The tit-for-tat closures are one of the biggest threats in years to the increasingly fraught relationship between the US and China, which has worsened in recent months on fronts ranging from trade to the early handling of the coronavirus pandemic. The Chinese Foreign Ministry said it made specific requirements on the ceasing of all operations and events by the consulate.

“The current situation in China-US relations is not what China desires to see, and the US is responsible for all this,” the foreign ministry said. “We once again urge the US to immediately retract its wrong decision and create necessary conditions for bringing the bilateral relationship back on track.”

President Donald Trump said on Thursday that the US trade accord with China – one of the few things holding bilateral ties together – means “much less to me” because of what he called that country’s role in the spread of the coronavirus. Earlier, Chinese Foreign Ministry spokesman Wang Wenbin warned the US to think “carefully” about where the relationship was heading in response to a question about the future of the deal.

US officials have recently stepped up accusations of technology theft by China. In a speech Thursday, Secretary of State Mike Pompeo said some Chinese students and others “come here to steal our intellectual property and to take this back to their country”.

Also on Thursday, the US Justice Department said it believed the Chinese Consulate in San Francisco was harbouring a Chinese researcher, Tang Juan, who is accused of lying about her background in the Communist Party’s military wing on a visa application.

The department announced criminal charges of visa fraud against Ms Tang and three other Chinese researchers.

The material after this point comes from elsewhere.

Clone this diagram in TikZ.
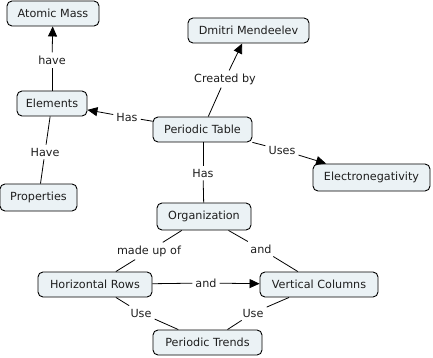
\documentclass[tikz,border=0pt]{standalone}
\usepackage{fontspec}
\setmainfont{DejaVu Sans}
\usetikzlibrary{arrows.meta}
\definecolor{boxfill}{RGB}{235,242,245}
\definecolor{txt}{RGB}{30,30,30}
\tikzset{
  concept/.style={draw=black, line width=0.9pt, fill=boxfill, rounded corners=5pt,
    minimum height=25pt, inner xsep=0pt, inner ysep=0pt, text=txt,
    font=\fontsize{11.2}{13}\selectfont},
  lbl/.style={inner xsep=3pt, inner ysep=3pt, text=txt, font=\fontsize{11.2}{13}\selectfont},
  link/.style={line width=0.8pt, draw=black},
  arr/.style={link, -{Triangle[length=10pt,width=9pt]}}
}
\begin{document}
\begin{tikzpicture}[x=1pt,y=-1pt]
\useasboundingbox (0,0) rectangle (433,358);
\fill[white] (0,0) rectangle (433,358);
% concepts
\node[concept, minimum width=92pt] (am) at (53,13.5) {Atomic Mass};
\node[concept, minimum width=121pt] (dm) at (248.5,30.5) {Dmitri Mendeelev};
\node[concept, minimum width=70pt] (el) at (52,103.5) {Elements};
\node[concept, minimum width=99pt] (pt) at (202.5,129.5) {Periodic Table};
\node[concept, minimum width=117pt, minimum height=27pt] (en) at (371.5,177.5) {Electronegativity};
\node[concept, minimum width=77pt, minimum height=27pt] (pr) at (38.5,197.5) {Properties};
\node[concept, minimum width=94pt, minimum height=27pt] (or) at (204,216.5) {Organization};
\node[concept, minimum width=114pt] (hr) at (95,284.5) {Horizontal Rows};
\node[concept, minimum width=118pt] (vc) at (319,284.5) {Vertical Columns};
\node[concept, minimum width=109pt] (tr) at (207.5,342.5) {Periodic Trends};
% labels
\node[lbl] (l1) at (52,60) {have};
\node[lbl] (l2) at (127,117) {Has};
\node[lbl] (l3) at (45,152) {Have};
\node[lbl] (l4) at (225,79) {Created by};
\node[lbl] (l5) at (282,150) {Uses};
\node[lbl] (l6) at (203,173) {Has};
\node[lbl] (l7) at (149,251) {made up of};
\node[lbl] (l8) at (261,249) {and};
\node[lbl] (l9) at (206,283) {and};
\node[lbl] (l10) at (141,313) {Use};
\node[lbl] (l11) at (253,313) {Use};
% connectors
\draw[link] (el) -- (l1); \draw[arr] (l1) -- (am);
\draw[link] (pt) -- (l2); \draw[arr] (l2) -- (el);
\draw[link] (el) -- (l3); \draw[link] (l3) -- (pr);
\draw[link] (pt) -- (l4); \draw[arr] (l4) -- (dm);
\draw[link] (pt) -- (l5); \draw[arr] (l5) -- (en);
\draw[link] (pt.south -| l6) -- (l6); \draw[link] (l6) -- (or);
\draw[link] (or) -- (l7); \draw[link] (l7) -- (hr);
\draw[link] (or) -- (l8); \draw[link] (l8) -- (vc);
\draw[link] (hr) -- (l9); \draw[arr] (l9) -- (vc);
\draw[link] (hr) -- (l10); \draw[link] (l10) -- (tr);
\draw[link] (vc) -- (l11); \draw[link] (l11) -- (tr);
\end{tikzpicture}
\end{document}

Authorities this week announced criminal charges against two Chinese computer hackers who are accused of targeting companies that are working on vaccines for the coronavirus.

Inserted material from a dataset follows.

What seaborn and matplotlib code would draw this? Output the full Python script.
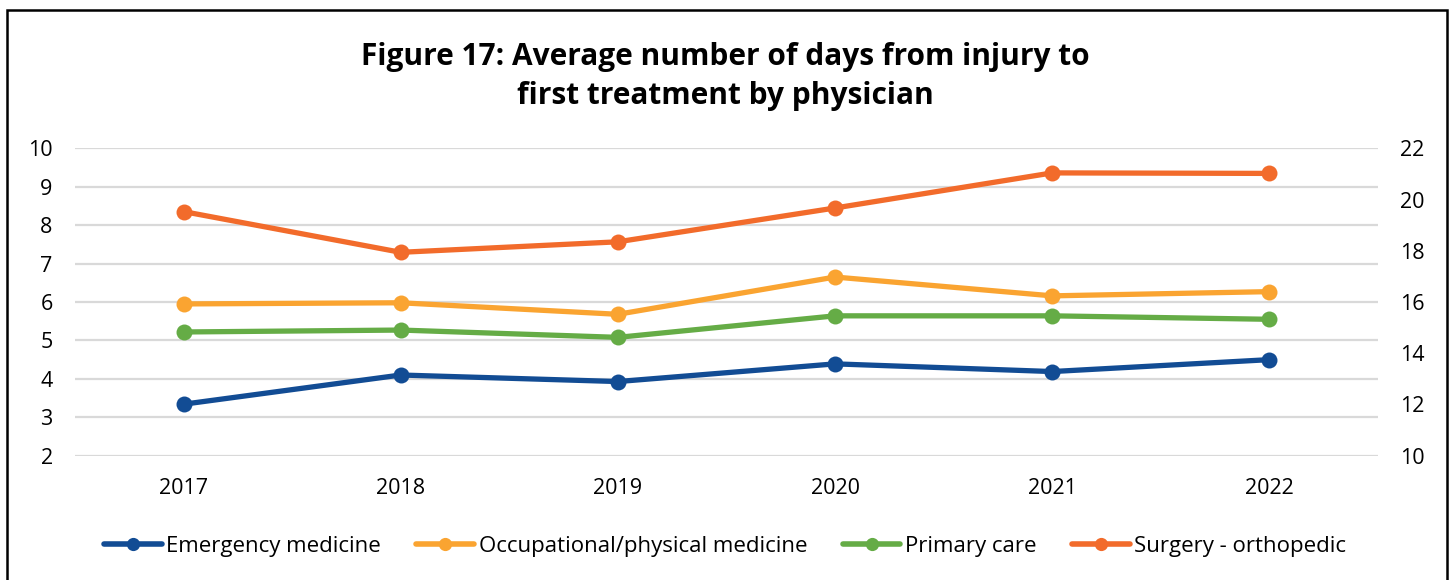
import matplotlib
matplotlib.use('Agg')
import matplotlib.pyplot as plt
from matplotlib.lines import Line2D
from matplotlib.patches import Rectangle
import numpy as np
import pandas as pd
import seaborn as sns

years = ['2017', '2018', '2019', '2020', '2021', '2022']
emergency = [3.34, 4.10, 3.93, 4.39, 4.19, 4.50]
occupational = [5.95, 5.98, 5.68, 6.65, 6.16, 6.27]
primary = [5.22, 5.27, 5.08, 5.64, 5.64, 5.55]
# surgery is plotted against the secondary (right) axis
surgery = [19.53, 17.94, 18.35, 19.67, 21.04, 21.02]

left_series = {
    'Emergency medicine': emergency,
    'Occupational/physical medicine': occupational,
    'Primary care': primary,
}
right_series = {'Surgery - orthopedic': surgery}

COLORS = {
    'Emergency medicine': '#124C94',
    'Occupational/physical medicine': '#FAA431',
    'Primary care': '#65AC46',
    'Surgery - orthopedic': '#F26B2B',
}


def long_df(series):
    rows = []
    for name, vals in series.items():
        for i, v in enumerate(vals):
            rows.append({'pos': i, 'year': years[i], 'value': v, 'series': name})
    return pd.DataFrame(rows)


sns.set_theme(style='white')
plt.rcParams['font.family'] = ['Open Sans', 'DejaVu Sans']
plt.rcParams['text.color'] = 'black'

fig = plt.figure(figsize=(14.5, 5.8), dpi=100)
ax = fig.add_axes([0.0517, 0.2143, 0.8986, 0.53])
ax2 = ax.twinx()

line_kw = dict(x='pos', y='value', hue='series', palette=COLORS, marker='o',
               markersize=11.5, markeredgewidth=0, linewidth=3.8, legend=False)
sns.lineplot(data=long_df(left_series), ax=ax, **line_kw)
sns.lineplot(data=long_df(right_series), ax=ax2, **line_kw)

ax.set_xlim(-0.5, len(years) - 0.5)
ax.set_ylim(2, 10)
ax.set_yticks(np.arange(2, 11, 1))
ax2.set_ylim(10, 22)
ax2.set_yticks(np.arange(10, 23, 2))
ax.set_xticks(range(len(years)))
ax.set_xticklabels(years)
ax.grid(axis='y', color='#d9d9d9', linewidth=1.6)
ax.set_axisbelow(True)
for a in (ax, ax2):
    a.set_xlabel('')
    a.set_ylabel('')
    for s in a.spines.values():
        s.set_visible(False)
    a.tick_params(length=0, labelsize=15.5, colors='black')
ax.tick_params(axis='y', pad=16)
ax2.tick_params(axis='y', pad=16)
ax.tick_params(axis='x', pad=16)

fig.suptitle('Figure 17: Average number of days from injury to\nfirst treatment by physician',
             x=0.5, y=0.928, fontsize=21.5, fontweight='bold', linespacing=1.42,
             color='black')

handles = [Line2D([], [], color=COLORS[n], lw=4, marker='o', markersize=9.5,
                  markeredgewidth=0) for n in COLORS]
fig.legend(handles, list(COLORS), loc='center', bbox_to_anchor=(0.5, 0.058), ncol=4,
           frameon=False, fontsize=16, handlelength=2.6, handletextpad=0.2,
           columnspacing=1.6)

fig.patches.append(Rectangle((0.0048, -0.02), 0.9932, 1.003, transform=fig.transFigure,
                             fill=False, edgecolor='black', linewidth=1.8))

fig.savefig('out.png', dpi=100)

The US mission in Chengdu, which opened in 1985, covers Sichuan, Yunnan, Guizhou and Chongqing in the country’s south-west. The consulate also serves as a key US listening post for developments in Tibet, where Communist Party efforts to suppress dissent has long been a focus of tensions between China and the West.

In 2012, then-Chongqing police chief Wang Lijun sought refuge in the Chengdu consulate with evidence linking the family of his then boss, former Chongqing party secretary Bo Xilai, to the death of a British businessman. The episode exposed a scandal that would see Bo ousted and his wife convicted of murder, and launched a nationwide anti-corruption campaign.